On the RESONATE list recently morning Dave King shared some insight into the context of Jesus birth. At the time, Israel was under Roman rule. But the situation was much, much worse. The priests, the Sadducees and the Pharisees were all caught in a religious system, and the priestly and Temple system was corrupt. The dynamics of Empire, over an extended period of time, had gradually subverted Israel’s faith. Dave writes,
“Herod, when he realized that the scholars had tricked him, flew into a rage. He commanded the murder of every little boy two years old and under who lived in Bethlehem and its surrounding hills. (He determined that age from information he’d gotten from the scholars.) That’s when Jeremiah’s sermon was fulfilled:
A sound was heard in Ramah,
weeping and much lament.
Rachel weeping for her children,
Rachel refusing all solace,
Her children gone,
dead and buried.
“I was thinking about the above passage this week. It seems to me to echo the decree of Pharaoh gave this order to all his people: “Every boy that is born [b] you must throw into the Nile, but let every girl live.”
“I’m sure I’ve heard that pointed out before, but I can’t cite a reference. What struck me this week was that Herod was also the power behind the temple. So at the beginning of Matthew we’ve come full circle.
“Having been rescued from Pharaoh to come to the promised land and having a temple of their own, now the power behind the temple is killing young boys as Pharaoh had done.”
How depressing! When once our light has become darkness, how great the darkness! The coming of Jesus was literally the coming of a new Moses, a new Deliverer to lead God’s people out of bondage. And I can’t imagine a more relevant message for the church in our day.
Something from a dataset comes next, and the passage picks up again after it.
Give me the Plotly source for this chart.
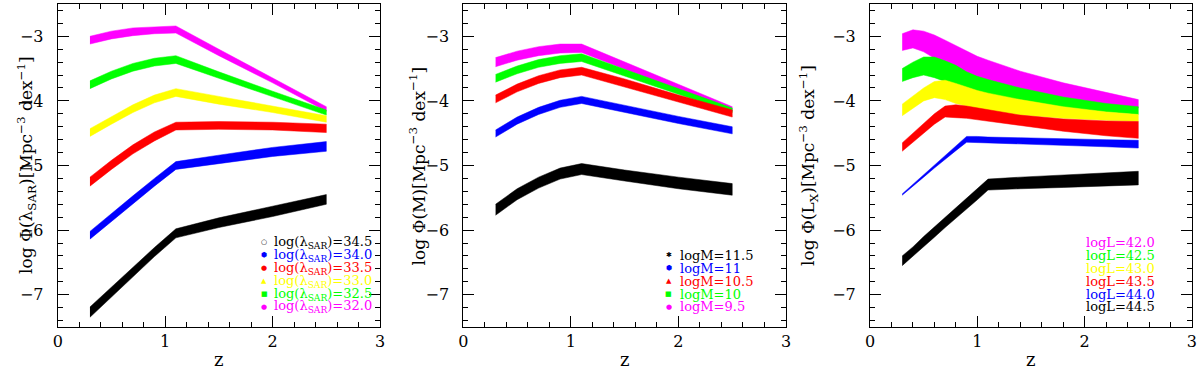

When Israel was delivered from bondage they followed God in the desert. They following the cloud by day and the pillar of fire by night. They had a living relationship with a living and active God.
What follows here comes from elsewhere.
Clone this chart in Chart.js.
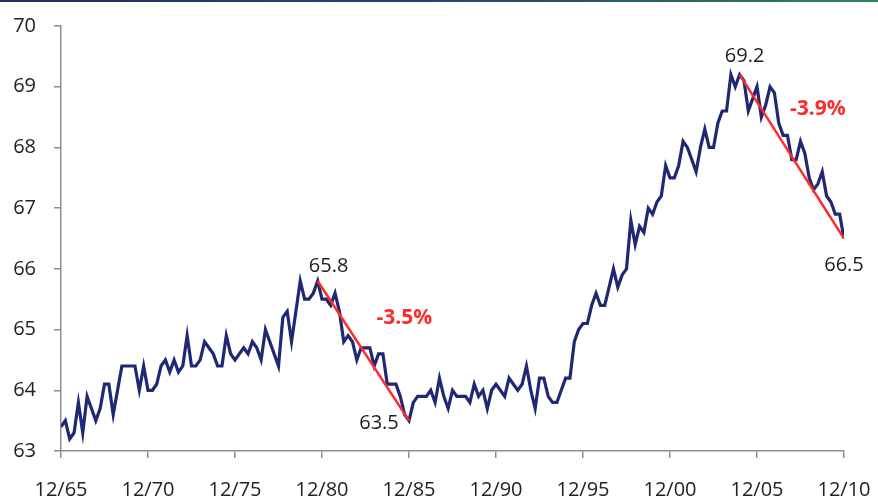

They were a nation on the move because God was on the move. But once the Temple was built by Solomon, institutional power grew and combined with the Royal reality, the people learned to follow human rulers. Justice was compromised in favor of national priorities. Similarly in our own day Walter Brueggemann argues that we moved from text to Temple, and only now as we fall away from the power we had under Christendom are we moving from Temple to text. We are rediscovering that we are not called to comfort, but to follow a God on the move (missio). We are discovering that the good news of the Empire (peace and prosperity) is an alternate gospel than the vulnerable, liberating shalom of God’s just reign.
Moses cry to Pharoah.. which was really God’s cry to the Powers through Moses .. is sounding again.
LET MY PEOPLE GO!
“A time is coming, and now is, when those who worship the Father
must worship him in Spirit and in truth.”